GPS Monitoring as a Condition of Probation: The SJC Clarifies Limits in Commonwealth v. Arnold
In Commonwealth v. Richard Arnold, the Massachusetts Supreme Judicial Court delivered an important reminder: GPS monitoring is a search, and like any search under the Massachusetts Declaration of Rights, it must be reasonable in scope and duration.
Although Massachusetts law mandates GPS monitoring for certain sex offenses, the Court made clear, again, that constitutional protections do not yield to blanket statutory commands. Judges must conduct an individualized analysis, and critically, must evaluate how long GPS monitoring lasts, not just whether it is imposed.
Background: Mandatory GPS Meets Constitutional Limits
Richard Arnold was convicted in 2012 of multiple serious sex offenses involving his children. He received a lengthy sentence: ten years in state prison followed by ten years of probation. As required by G. L. c. 265, § 47, the probationary sentence included GPS monitoring for the entire ten-year probationary term.
Years later, after completing his prison sentence and serving part of his probation, Arnold sought relief from the GPS condition. He relied on the Supreme Judicial Court’s earlier decision in Commonwealth v. Feliz, which held that mandatory GPS monitoring without individualized judicial findings violates Article 14 of the Massachusetts Declaration of Rights.
The motion judge denied relief, finding that continued GPS monitoring was reasonable. But the Supreme Judicial Court took the case on direct appellate review—and ultimately vacated that order.
The Central Holding: Duration Matters
The SJC’s core holding is straightforward but powerful:
The reasonableness of GPS monitoring depends in part on its duration, and judges must make explicit findings about how long GPS monitoring remains constitutionally justified.
GPS monitoring is not a minor intrusion. It involves:
A device physically attached to a person’s body;
Continuous tracking of location, movement, and travel patterns;
Long-term storage of detailed personal data.
Because of that intrusion, the Court emphasized that the longer the monitoring continues, the greater the constitutional burden becomes.
In Arnold’s case, the problem was not that the judge lacked authority to impose GPS monitoring. It was that the judge failed to analyze whether ten full years of monitoring were reasonable, as opposed to some shorter period.

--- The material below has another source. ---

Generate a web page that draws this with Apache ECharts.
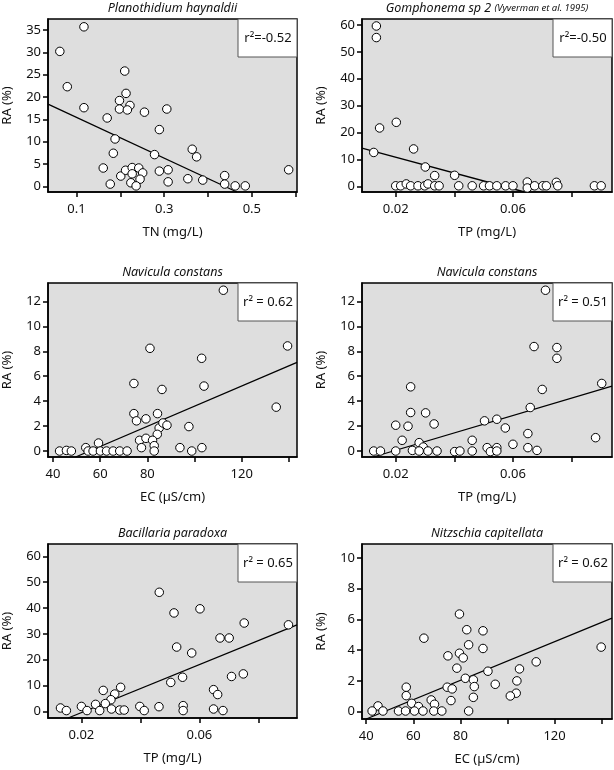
<!DOCTYPE html>
<html>
<head>
<meta charset="utf-8">
<script src="https://cdn.jsdelivr.net/npm/echarts@6/dist/echarts.min.js"></script>
<style>
  html, body { margin: 0; padding: 0; background: #fff; }
  #chart { width: 614px; height: 770px; }
</style>
</head>
<body>
<div id="chart"></div>
<script>
// ---- data: [x, RA %] ----
const haynaldiiTN = [
  [0.062, 30.2], [0.117, 35.7], [0.079, 22.3], [0.117, 17.6], [0.210, 25.8], [0.213, 20.8],
  [0.198, 19.2], [0.198, 17.3], [0.222, 18.1], [0.216, 17.1], [0.170, 15.3], [0.255, 16.6],
  [0.306, 17.3], [0.289, 12.7], [0.188, 10.6], [0.184, 7.4], [0.278, 7.1], [0.364, 8.3],
  [0.374, 6.6], [0.161, 4.1], [0.201, 2.3], [0.212, 3.6], [0.227, 4.2], [0.227, 2.8],
  [0.242, 4.1], [0.251, 3.0], [0.245, 1.6], [0.224, 0.8], [0.236, 0.1], [0.177, 0.5],
  [0.289, 3.4], [0.309, 3.7], [0.309, 1.0], [0.354, 1.7], [0.388, 1.4], [0.438, 2.4],
  [0.438, 0.5], [0.462, 0.1], [0.485, 0.1], [0.584, 3.7]
];
const gomphonemaTP = [
  [0.0134, 59.6], [0.0134, 55.3], [0.0145, 21.7], [0.0125, 12.6], [0.0202, 23.8], [0.0261, 13.9],
  [0.0301, 7.2], [0.0333, 4.0], [0.0401, 4.1], [0.0200, 0.2], [0.0217, 0.2], [0.0236, 0.9],
  [0.0251, 0.2], [0.0276, 0.2], [0.0299, 0.2], [0.0310, 0.9], [0.0333, 0.2], [0.0348, 0.2],
  [0.0415, 0.2], [0.0461, 0.2], [0.0500, 0.2], [0.0520, 0.2], [0.0545, 0.2], [0.0575, 0.2],
  [0.0600, 0.2], [0.0649, 1.6], [0.0649, -0.6], [0.0674, 0.2], [0.0702, 0.2], [0.0714, 0.2],
  [0.0748, 1.5], [0.0753, 0.2], [0.0878, 0.2], [0.0901, 0.2]
];
const constansEC = [
  [112.2, 12.9], [139.4, 8.43], [81.1, 8.24], [103.0, 7.44], [104.0, 5.21], [74.3, 5.42],
  [86.2, 4.94], [134.6, 3.52], [74.3, 3.0], [75.4, 2.42], [79.4, 2.58], [84.3, 3.0],
  [85.0, 1.85], [84.2, 1.34], [86.6, 2.25], [88.3, 2.07], [97.6, 1.96], [76.7, 0.86],
  [79.4, 1.02], [82.2, 0.86], [77.5, 0.27], [82.9, 0.43], [82.9, 0.0], [93.8, 0.27],
  [98.8, 0.0], [103.1, 0.27], [59.3, 0.64], [53.9, 0.27], [42.8, 0.0], [45.7, 0.05],
  [47.8, 0.0], [54.9, 0.0], [57.0, 0.0], [60.1, 0.0], [62.7, 0.0], [65.5, 0.0],
  [68.3, 0.0], [71.4, 0.0]
];
const constansTP = [
  [0.0711, 12.9], [0.0672, 8.38], [0.0750, 8.30], [0.0750, 7.44], [0.0903, 5.42], [0.0700, 4.94],
  [0.0659, 3.49], [0.0251, 5.15], [0.0251, 3.09], [0.0302, 3.06], [0.0331, 2.17], [0.0200, 2.07],
  [0.0242, 1.99], [0.0503, 2.42], [0.0545, 2.55], [0.0574, 1.85], [0.0651, 1.40], [0.0882, 1.07],
  [0.0222, 0.86], [0.0280, 0.67], [0.0461, 0.86], [0.0600, 0.54], [0.0294, 0.32], [0.0512, 0.27],
  [0.0545, 0.27], [0.0651, 0.27], [0.0125, 0.0], [0.0148, 0.0], [0.0200, 0.0], [0.0257, 0.05],
  [0.0280, 0.0], [0.0310, 0.0], [0.0341, 0.0], [0.0401, -0.05], [0.0419, 0.0], [0.0461, 0.0],
  [0.0523, -0.05], [0.0545, 0.0], [0.0682, 0.05]
];
const bacillariaTP = [
  [0.0464, 46.1], [0.0514, 38.1], [0.0602, 39.7], [0.0752, 34.2], [0.0902, 33.5], [0.0670, 28.4],
  [0.0701, 28.4], [0.0523, 24.9], [0.0574, 22.6], [0.0709, 13.5], [0.0749, 14.5], [0.0543, 13.2],
  [0.0503, 11.2], [0.0648, 8.4], [0.0662, 6.5], [0.0333, 9.3], [0.0274, 8.1], [0.0313, 6.7],
  [0.0300, 4.5], [0.0281, 3.0], [0.0248, 2.7], [0.0200, 1.9], [0.0398, 1.9], [0.0463, 1.8],
  [0.0545, 2.2], [0.0129, 1.3], [0.0149, 0.3], [0.0219, 0.3], [0.0262, 0.3], [0.0302, 0.9],
  [0.0330, 0.5], [0.0345, 0.5], [0.0413, 0.3], [0.0545, 0.3], [0.0648, 0.9], [0.0680, 0.3]
];
const capitellataEC = [
  [79.6, 6.35], [82.7, 5.33], [89.6, 5.26], [64.5, 4.78], [83.5, 4.35], [89.6, 4.11],
  [139.8, 4.20], [79.6, 3.80], [74.7, 3.63], [81.2, 3.50], [112.2, 3.24], [105.1, 2.78],
  [91.7, 2.63], [78.5, 2.83], [82.1, 2.17], [85.5, 2.07], [104.0, 2.0], [85.9, 1.63],
  [94.8, 1.78], [74.4, 1.59], [76.5, 1.48], [57.0, 1.59], [57.0, 1.04], [103.7, 1.20],
  [101.2, 1.02], [85.5, 0.93], [76.0, 0.72], [67.6, 0.76], [59.3, 0.54], [69.0, 0.48],
  [62.2, 0.33], [45.0, 0.37], [42.5, 0.04], [47.1, 0.04], [53.7, 0.04], [56.7, 0.04],
  [60.5, 0.04], [64.1, 0.04], [68.7, 0.04], [72.1, 0.04], [83.5, 0.04]
];

// fitted lines (end points)
const fitHaynaldii = [[0.035, 18.4], [0.466, -1.27]];
const fitGomphonema = [[0.0085, 14.2], [0.064, -2.1]];
const fitConstansEC = [[49.6, -0.48], [143.4, 7.11]];
const fitConstansTP = [[0.0123, -0.48], [0.0938, 5.21]];
const fitBacillaria = [[0.0155, -2.58], [0.0931, 33.5]];
const fitCapitellata = [[40.0, -0.48], [144.4, 6.09]];

const r2Labels = ['r²=-0.52', 'r²=-0.50', 'r² = 0.62', 'r² = 0.51', 'r² = 0.65', 'r² = 0.62'];

// ticks
const tnTicks = [0.1, 0.2, 0.3, 0.4, 0.5, 0.6];
const tnLabels = [0.1, 0.3, 0.5];
const tpTicks = [0.02, 0.04, 0.06, 0.08];
const tpLabels = [0.02, 0.06];
const ecTicks = [40, 60, 80, 100, 120, 140];
const ecLabels = [40, 60, 80, 120];
const raTicks35 = [0, 5, 10, 15, 20, 25, 30, 35];
const raTicks60 = [0, 10, 20, 30, 40, 50, 60];
const raTicks12 = [0, 2, 4, 6, 8, 10, 12];
const raTicks10 = [0, 2, 4, 6, 8, 10];

const FONT = 'Noto Sans';

const panels = [
  { title: 'Planothidium haynaldii', xName: 'TN (mg/L)', pts: haynaldiiTN, fit: fitHaynaldii,
    box: [48, 19, 249, 173], x: [0.035, 0.603], y: [-1.27, 37.45],
    xt: tnTicks, xl: tnLabels, yt: raTicks35 },
  { title: '{a|Gomphonema sp 2} {b|(Vyverman et al. 1995)}', xName: 'TP (mg/L)', pts: gomphonemaTP, fit: fitGomphonema,
    box: [362, 19, 250, 173], x: [0.0085, 0.0938], y: [-2.1, 62.2],
    xt: tpTicks, xl: tpLabels, yt: raTicks60 },
  { title: 'Navicula constans', xName: 'EC (µS/cm)', pts: constansEC, fit: fitConstansEC,
    box: [48, 283, 249, 174], x: [37.9, 143.4], y: [-0.48, 13.48],
    xt: ecTicks, xl: ecLabels, yt: raTicks12 },
  { title: 'Navicula constans', xName: 'TP (mg/L)', pts: constansTP, fit: fitConstansTP,
    box: [362, 283, 250, 174], x: [0.0085, 0.0938], y: [-0.48, 13.48],
    xt: tpTicks, xl: tpLabels, yt: raTicks12 },
  { title: 'Bacillaria paradoxa', xName: 'TP (mg/L)', pts: bacillariaTP, fit: fitBacillaria,
    box: [48, 544, 249, 174], x: [0.00867, 0.0931], y: [-2.58, 64.8],
    xt: tpTicks, xl: tpLabels, yt: raTicks60 },
  { title: 'Nitzschia capitellata', xName: 'EC (µS/cm)', pts: capitellataEC, fit: fitCapitellata,
    box: [362, 544, 250, 175], x: [38.2, 144.4], y: [-0.48, 10.91],
    xt: ecTicks, xl: ecLabels, yt: raTicks10 }
];

const grid = [], xAxis = [], yAxis = [], series = [], graphic = [];

panels.forEach((p, i) => {
  const [l, t, w, h] = p.box;
  grid.push({
    left: l, top: t, width: w, height: h,
    show: true, backgroundColor: '#dedede', borderColor: '#000', borderWidth: 1.5
  });
  xAxis.push({
    type: 'value', gridIndex: i, min: p.x[0], max: p.x[1],
    name: p.xName, nameLocation: 'middle', nameGap: 34,
    nameTextStyle: { fontFamily: FONT, fontSize: 13, color: '#111' },
    axisLine: { show: true, onZero: false, lineStyle: { color: '#000', width: 1.5 } },
    axisTick: { show: true, length: 5, customValues: p.xt, lineStyle: { color: '#000', width: 1.5 } },
    axisLabel: { customValues: p.xl, margin: 11, fontFamily: FONT, fontSize: 13, color: '#111',
      formatter: v => String(v) },
    splitLine: { show: false }
  });
  yAxis.push({
    type: 'value', gridIndex: i, min: p.y[0], max: p.y[1],
    name: 'RA (%)', nameLocation: 'middle', nameGap: 34,
    nameTextStyle: { fontFamily: FONT, fontSize: 13, color: '#111' },
    axisLine: { show: true, onZero: false, lineStyle: { color: '#000', width: 1.5 } },
    axisTick: { show: true, length: 5, customValues: p.yt, lineStyle: { color: '#000', width: 1.5 } },
    axisLabel: { customValues: p.yt, margin: 7, fontFamily: FONT, fontSize: 13, color: '#111',
      formatter: v => String(v) },
    splitLine: { show: false }
  });
  series.push({
    type: 'line', xAxisIndex: i, yAxisIndex: i, data: p.fit,
    symbol: 'none', clip: true, silent: true,
    lineStyle: { color: '#000', width: 1.3 }, z: 2
  });
  series.push({
    type: 'scatter', xAxisIndex: i, yAxisIndex: i, data: p.pts,
    symbol: 'circle', symbolSize: 8.5, clip: false,
    itemStyle: { color: '#fff', borderColor: '#000', borderWidth: 1, opacity: 1 }, z: 3
  });
  // panel title, centred over its plot
  graphic.push({
    type: 'text', x: l + w / 2, y: t - 17,
    style: {
      text: p.title, textAlign: 'center',
      fontFamily: FONT, fontSize: 12.5, fontStyle: 'italic', fill: '#111',
      rich: {
        a: { fontFamily: FONT, fontSize: 12.5, fontStyle: 'italic', fill: '#111' },
        b: { fontFamily: FONT, fontSize: 9.5, fontStyle: 'italic', fill: '#111' }
      }
    }
  });
  // r² box
  graphic.push({
    type: 'group', x: l + w - 59, y: t, z: 10,
    children: [
      { type: 'rect', shape: { x: 0, y: 0, width: 59, height: 38 },
        style: { fill: '#fff', stroke: '#555', lineWidth: 1 } },
      { type: 'text', x: 30, y: 19,
        style: { text: r2Labels[i], textAlign: 'center', textVerticalAlign: 'middle',
          fontFamily: FONT, fontSize: 13, fill: '#111' } }
    ]
  });
});

const chart = echarts.init(document.getElementById('chart'), null, { renderer: 'canvas' });
chart.setOption({
  animation: false,
  backgroundColor: '#fff',
  grid, xAxis, yAxis, series, graphic
});
</script>
</body>
</html>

That omission required reversal.
Statute vs. Constitution: Judges Are Not Bound to the Full Probation Term
One of the most important aspects of the decision is what it says about G. L. c. 265, § 47.
The statute says that certain defendants “shall” be monitored by GPS “for the length of probation.” But the SJC reaffirmed what it said in Feliz:
Statutory mandates do not override constitutional protections
Judges may impose GPS monitoring only for as long as the Constitution permits
That period does not have to match the full probationary term
In other words, a judge may lawfully decide that GPS monitoring is reasonable for, say, two or three years—but not ten.
What Judges Must Do Going Forward
After Arnold, trial judges must:
Conduct an individualized assessment of GPS monitoring;
Weigh the government’s interests (deterrence, victim protection) against the defendant’s privacy interests;
Explicitly consider the duration of monitoring;
Determine whether GPS monitoring remains reasonable for the entire proposed period.
If the Commonwealth cannot justify GPS monitoring for the full length of probation, the judge must limit it accordingly.
Why This Case Matters
For defendants, Arnold reinforces that probation conditions, even in serious cases, are not immune from constitutional scrutiny.
For defense attorneys, the case provides a clear roadmap for challenging overlong GPS conditions, especially where:
The defendant has complied with probation;
Risk assessments show reduced likelihood of reoffense;
Other probation conditions already address public safety;
GPS monitoring has become punitive rather than protective.
For judges, the message is equally clear: duration is not an afterthought, it is a constitutional requirement.
The Bottom Line
Commonwealth v. Arnold confirms that GPS monitoring cannot be imposed on autopilot. Even when monitoring is initially justified, courts must ask how long is too long.
Probation conditions must be tailored, justified, and reassessed—not simply carried forward because “that’s what the statute says.”
If you or someone you care about is subject to GPS monitoring as part of probation, this decision may open the door to meaningful relief.